--- START Given material ---

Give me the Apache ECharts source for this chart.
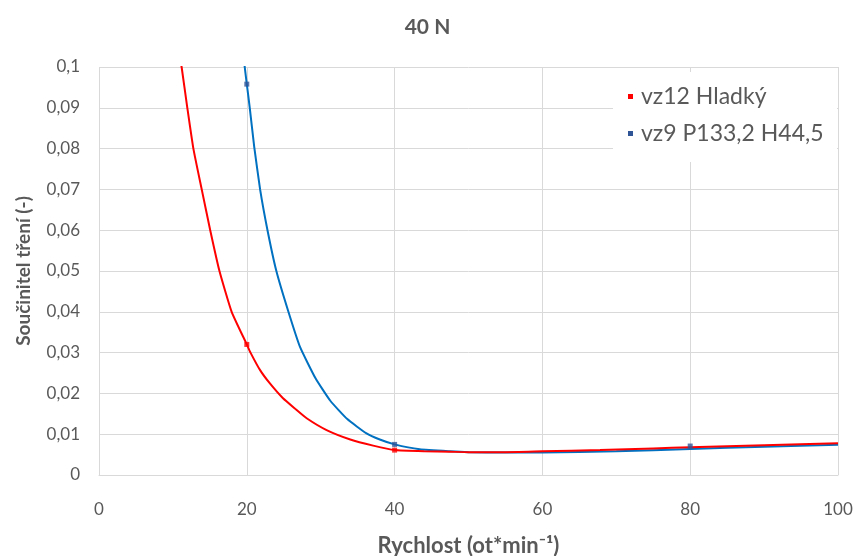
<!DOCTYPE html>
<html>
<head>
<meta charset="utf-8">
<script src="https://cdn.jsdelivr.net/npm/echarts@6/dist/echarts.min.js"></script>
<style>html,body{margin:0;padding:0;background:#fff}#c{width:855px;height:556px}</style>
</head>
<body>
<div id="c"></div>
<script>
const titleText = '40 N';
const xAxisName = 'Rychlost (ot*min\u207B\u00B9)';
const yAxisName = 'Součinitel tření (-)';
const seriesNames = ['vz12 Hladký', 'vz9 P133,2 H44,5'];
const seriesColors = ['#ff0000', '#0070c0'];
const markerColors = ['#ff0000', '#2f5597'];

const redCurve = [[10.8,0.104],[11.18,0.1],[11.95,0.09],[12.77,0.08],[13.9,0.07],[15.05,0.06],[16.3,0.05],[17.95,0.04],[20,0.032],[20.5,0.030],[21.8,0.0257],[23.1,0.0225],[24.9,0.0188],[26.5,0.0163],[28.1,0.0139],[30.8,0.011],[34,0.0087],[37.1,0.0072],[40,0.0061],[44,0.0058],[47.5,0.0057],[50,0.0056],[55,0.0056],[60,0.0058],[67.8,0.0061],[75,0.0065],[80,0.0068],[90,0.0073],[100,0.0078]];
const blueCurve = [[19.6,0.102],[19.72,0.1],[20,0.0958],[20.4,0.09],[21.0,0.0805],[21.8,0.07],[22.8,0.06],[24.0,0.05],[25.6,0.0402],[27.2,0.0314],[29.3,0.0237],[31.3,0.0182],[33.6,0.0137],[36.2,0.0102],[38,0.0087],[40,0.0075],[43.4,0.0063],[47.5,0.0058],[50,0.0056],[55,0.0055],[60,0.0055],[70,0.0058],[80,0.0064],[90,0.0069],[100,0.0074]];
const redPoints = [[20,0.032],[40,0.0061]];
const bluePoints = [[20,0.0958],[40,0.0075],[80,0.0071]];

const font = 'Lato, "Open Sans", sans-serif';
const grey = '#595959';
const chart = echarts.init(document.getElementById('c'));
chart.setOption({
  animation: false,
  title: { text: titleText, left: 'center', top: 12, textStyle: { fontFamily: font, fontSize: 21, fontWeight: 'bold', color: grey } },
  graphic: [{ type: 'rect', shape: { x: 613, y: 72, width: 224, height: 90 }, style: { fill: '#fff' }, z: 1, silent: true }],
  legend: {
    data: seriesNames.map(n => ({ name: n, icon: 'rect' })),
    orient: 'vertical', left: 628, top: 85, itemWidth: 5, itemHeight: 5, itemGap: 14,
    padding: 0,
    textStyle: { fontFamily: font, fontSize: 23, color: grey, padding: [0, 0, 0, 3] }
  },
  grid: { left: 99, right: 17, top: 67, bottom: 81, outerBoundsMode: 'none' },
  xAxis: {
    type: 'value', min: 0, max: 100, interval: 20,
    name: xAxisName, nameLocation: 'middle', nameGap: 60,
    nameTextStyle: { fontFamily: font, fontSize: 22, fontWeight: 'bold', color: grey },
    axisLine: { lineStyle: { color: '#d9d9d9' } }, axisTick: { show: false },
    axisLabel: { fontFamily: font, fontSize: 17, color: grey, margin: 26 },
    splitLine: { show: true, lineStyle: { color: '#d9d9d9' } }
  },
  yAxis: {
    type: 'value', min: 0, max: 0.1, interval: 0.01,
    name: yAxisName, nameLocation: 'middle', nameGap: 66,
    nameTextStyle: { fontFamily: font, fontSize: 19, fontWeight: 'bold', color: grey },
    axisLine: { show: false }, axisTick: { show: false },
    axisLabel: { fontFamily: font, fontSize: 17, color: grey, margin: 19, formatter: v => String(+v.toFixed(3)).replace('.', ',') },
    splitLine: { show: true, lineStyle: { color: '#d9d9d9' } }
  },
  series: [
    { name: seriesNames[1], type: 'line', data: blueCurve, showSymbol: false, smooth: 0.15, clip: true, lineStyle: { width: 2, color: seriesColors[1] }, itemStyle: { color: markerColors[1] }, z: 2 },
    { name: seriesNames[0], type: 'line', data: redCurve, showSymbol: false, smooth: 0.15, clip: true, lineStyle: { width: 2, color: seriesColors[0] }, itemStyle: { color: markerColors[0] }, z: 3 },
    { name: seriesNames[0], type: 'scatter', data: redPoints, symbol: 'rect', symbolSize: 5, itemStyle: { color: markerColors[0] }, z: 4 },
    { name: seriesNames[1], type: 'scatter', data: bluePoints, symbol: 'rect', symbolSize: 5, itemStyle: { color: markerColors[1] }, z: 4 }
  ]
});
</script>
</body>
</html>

--- END Given material ---

Exercise description: Starting at the top of the listing above, please restate word for word each line up to and including the one that holds "const markerColors = ['#ff0000', '#2f5597'];", omitting every image.

Full output:
Give me the Apache ECharts source for this chart.
<!DOCTYPE html>
<html>
<head>
<meta charset="utf-8">
<script src="https://cdn.jsdelivr.net/npm/echarts@6/dist/echarts.min.js"></script>
<style>html,body{margin:0;padding:0;background:#fff}#c{width:855px;height:556px}</style>
</head>
<body>
<div id="c"></div>
<script>
const titleText = '40 N';
const xAxisName = 'Rychlost (ot*min\u207B\u00B9)';
const yAxisName = 'Součinitel tření (-)';
const seriesNames = ['vz12 Hladký', 'vz9 P133,2 H44,5'];
const seriesColors = ['#ff0000', '#0070c0'];
const markerColors = ['#ff0000', '#2f5597'];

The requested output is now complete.